In Scotland, the focus of much of Britain's research into marine energy and the location of its stormiest seas, there is a similar air of sudden urgency. Orkney and the Western Isles have been plunged into a bitter lobbying battle to be the site for a wave and tidal energy proving centre, but Highlands and Islands Enterprise (HIE), the backers of the centre, are aware that the true competition for jobs and technology is between them and countries like Denmark, Portugal and Ireland.

"We've had a strong signal from industry that we need to do something dead quickly, because if we don't, they're going to go elsewhere," says Elaine Hanton of HIE.

British governments have traditionally taken an approach to backing new inventions known to entrepreneurs as "technology push". They pour research and development money into lavish development of new technology for a short time, then sit back and wait for the market to make it commercially viable. Nothing happens; the government cuts off funding in disgust. That's more or less what happened to Britain's abortive wind and wave programmes in the 1970s and 80s.

The Danes found another way, called "market pull". Instead of hosing cash at scientists and engineers, they gave financial incentives to investors to put money into wind turbines at a time when wind energy was not commercially viable. As a result, the Danes gained the experience and economies of scale needed to bring the costs down - and, in the process, 150,000 Danish families acquired ownership or part-ownership of a wind turbine.

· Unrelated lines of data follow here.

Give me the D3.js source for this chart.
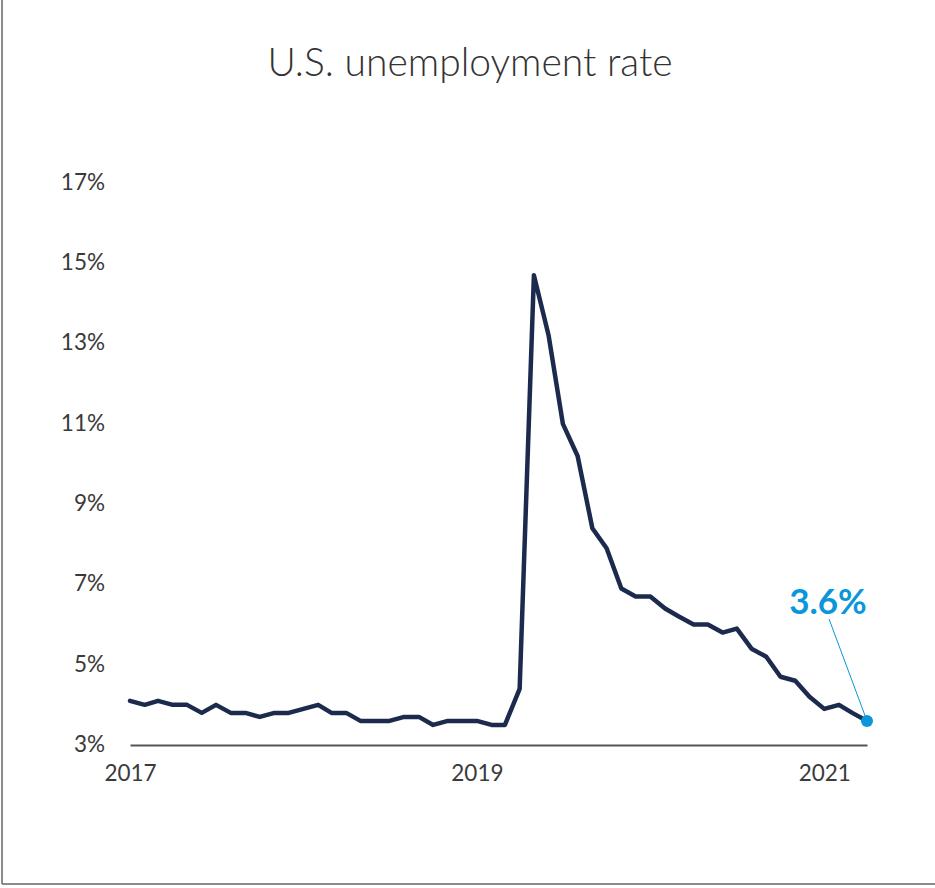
<!DOCTYPE html>
<html>
<head>
<meta charset="utf-8">
<script src="https://cdn.jsdelivr.net/npm/d3@7"></script>
<style>
  body { margin: 0; background: #fff; }
  svg { display: block; font-family: Lato, "Open Sans", sans-serif; }
</style>
</head>
<body>
<svg id="chart" width="935" height="888"></svg>
<script>
// monthly unemployment rate, first point sits on the "2017" tick
var startMonth = "2017-01";
var rates = [4.1, 4.0, 4.1, 4.0, 4.0, 3.8, 4.0, 3.8, 3.8, 3.7, 3.8, 3.8,
             3.9, 4.0, 3.8, 3.8, 3.6, 3.6, 3.6, 3.7, 3.7, 3.5, 3.6, 3.6,
             3.6, 3.5, 3.5, 4.4, 14.7, 13.2, 11.0, 10.2, 8.4, 7.9, 6.9, 6.7,
             6.7, 6.4, 6.2, 6.0, 6.0, 5.8, 5.9, 5.4, 5.2, 4.7, 4.6, 4.2,
             3.9, 4.0, 3.8, 3.6];
var yTicks = [3, 5, 7, 9, 11, 13, 15, 17];
var xTickLabels = ["2017", "2019", "2021"];
var title = "U.S. unemployment rate";

var svg = d3.select("#chart");
var W = 935, H = 888;
var margin = {left: 130, right: 68, top: 183, bottom: 143};

var parseMonth = d3.timeParse("%Y-%m");
var parseYear = d3.timeParse("%Y");
var t0 = parseMonth(startMonth);
var data = rates.map(function(v, i){
    return {date: d3.timeMonth.offset(t0, i), value: v};
});

var x = d3.scaleTime()
    .domain(d3.extent(data, function(d){ return d.date; }))
    .range([margin.left, W - margin.right]);
var y = d3.scaleLinear()
    .domain([3, 17])
    .range([H - margin.bottom, margin.top]);

// frame: left and bottom edge only
svg.append("line").attr("x1", 2).attr("x2", 2).attr("y1", 0).attr("y2", 884)
    .attr("stroke", "#666").attr("stroke-width", 1.5);
svg.append("line").attr("x1", 2).attr("x2", W).attr("y1", 884).attr("y2", 884)
    .attr("stroke", "#666").attr("stroke-width", 1.5);

svg.append("text")
    .attr("x", 470).attr("y", 76)
    .attr("text-anchor", "middle")
    .style("font-size", "39px").style("font-weight", 300)
    .style("fill", "#333")
    .text(title);

// y axis labels
var yAxis = d3.axisLeft(y).tickValues(yTicks)
    .tickFormat(function(d){ return d + "%"; })
    .tickSize(0).tickPadding(0);
svg.append("g")
    .attr("transform", "translate(105,0)")
    .call(yAxis)
    .call(function(g){
        g.select(".domain").remove();
        g.selectAll("text").style("font-size", "22.5px").style("fill", "#3a3a3a")
            .style("font-family", "Lato, sans-serif").attr("dy", "0.28em");
    });

// x axis
var xAxis = d3.axisBottom(x)
    .tickValues(xTickLabels.map(parseYear))
    .tickFormat(d3.timeFormat("%Y"))
    .tickSize(0).tickPadding(20);
svg.append("g")
    .attr("transform", "translate(0," + y(3) + ")")
    .call(xAxis)
    .call(function(g){
        g.select(".domain").attr("stroke", "#555").attr("stroke-width", 2);
        g.selectAll("text").style("font-size", "22.5px").style("fill", "#3a3a3a")
            .style("font-family", "Lato, sans-serif");
    });

var line = d3.line()
    .x(function(d){ return x(d.date); })
    .y(function(d){ return y(d.value); });

svg.append("path")
    .datum(data)
    .attr("d", line)
    .attr("fill", "none")
    .attr("stroke", "#1c2b4d")
    .attr("stroke-width", 4.5)
    .attr("stroke-linejoin", "round")
    .attr("stroke-linecap", "round");

// last value callout
var last = data[data.length - 1];
var lx = x(last.date), ly = y(last.value);
svg.append("line")
    .attr("x1", lx - 38).attr("y1", ly - 102)
    .attr("x2", lx).attr("y2", ly)
    .attr("stroke", "#0a96d8").attr("stroke-width", 1);
svg.append("circle")
    .attr("cx", lx).attr("cy", ly).attr("r", 6)
    .attr("fill", "#0a96d8");
svg.append("text")
    .attr("x", lx - 39).attr("y", ly - 107)
    .attr("text-anchor", "middle")
    .style("font-size", "35px").style("font-weight", 700)
    .style("fill", "#0a96d8")
    .text(last.value.toFixed(1) + "%");
</script>
</body>
</html>
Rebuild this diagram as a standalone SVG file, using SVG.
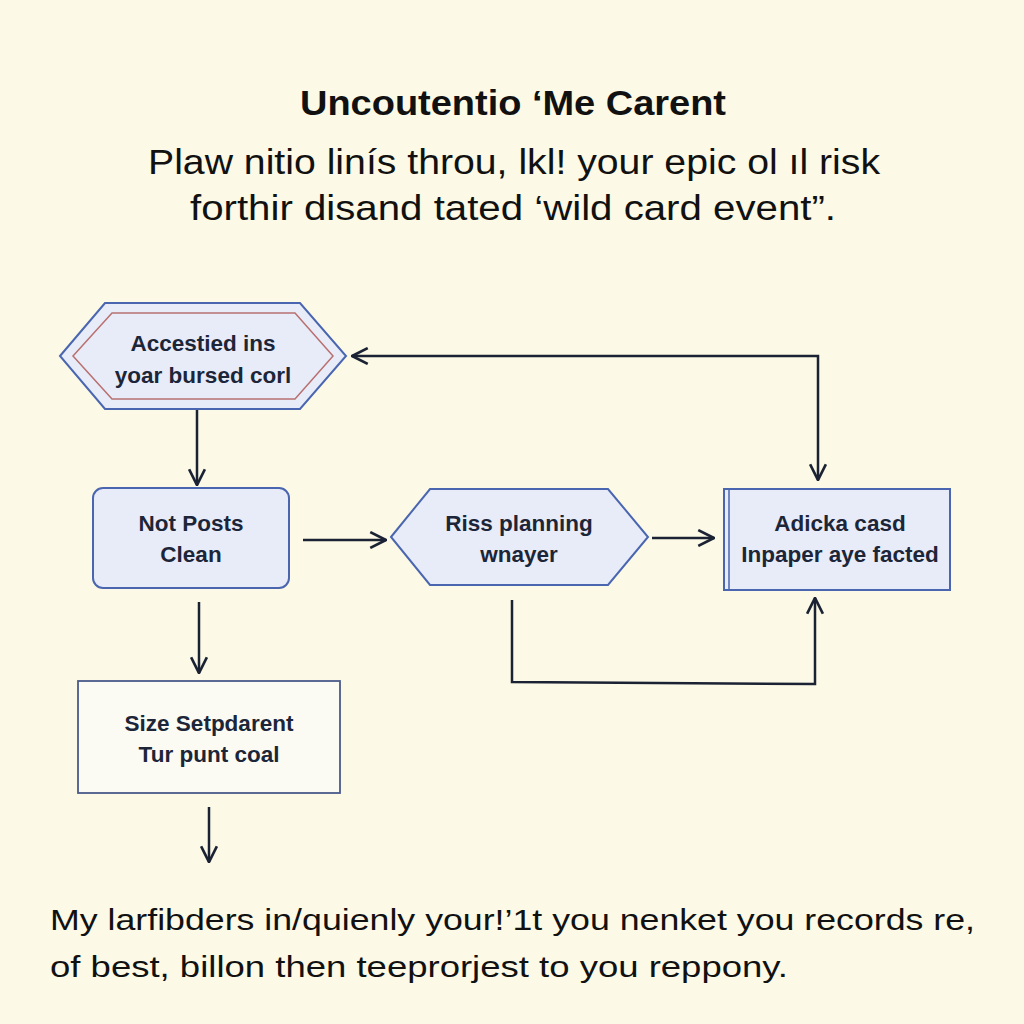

Richard Yemm, of the Edinburgh-based wave energy company Ocean Power Delivery, says: "The UK was the leader in wind technology, but because there was no market for the technology, there were never any companies installing large numbers of machines and learning from that."

Yemm's company has designed a device called Pelamis, a snake-like device, 150 metres long, with hydraulic joints, designed to be tethered to the sea bed, head-on to incoming waves. In gentle seas, it will undulate over the crests of the waves, generating electricity from the motion; in rougher weather, it will drive head-first through the waves to avoid being shaken to pieces.

If it can be shown to work - the prototype has yet to be built - a "wave farm" of 40 devices could provide enough electricity for about 15,000 homes. But Yemm's point is that no matter how well Pelamis works, and no matter how much money the government gives to help make it work, the first wave farms will never be built unless the government weaves a sophisticated web of subsidies to entice the first investors into the water.

It was Bernard Ingham, Margaret Thatcher's former press secretary, the self-conscious model of patriotic, rural, northern English bluff common sense, who spearheaded the campaign against wind turbines in the 90s, calling them ugly, inefficient, uneconomic and trivial. Some still argue the first point, but the Danes have proved him wrong on the others, and Britain's marine energy entrepreneurs are not beyond striking a patriotic note of their own. "Wind is sewn up, and solar energy is not looking that promising in the UK as yet, but there's all this spare tidal energy just slopping around," says John Hassard, of the British tidal energy startup RVco. "If we could get our act together, we could really rule the waves again, couldn't we?"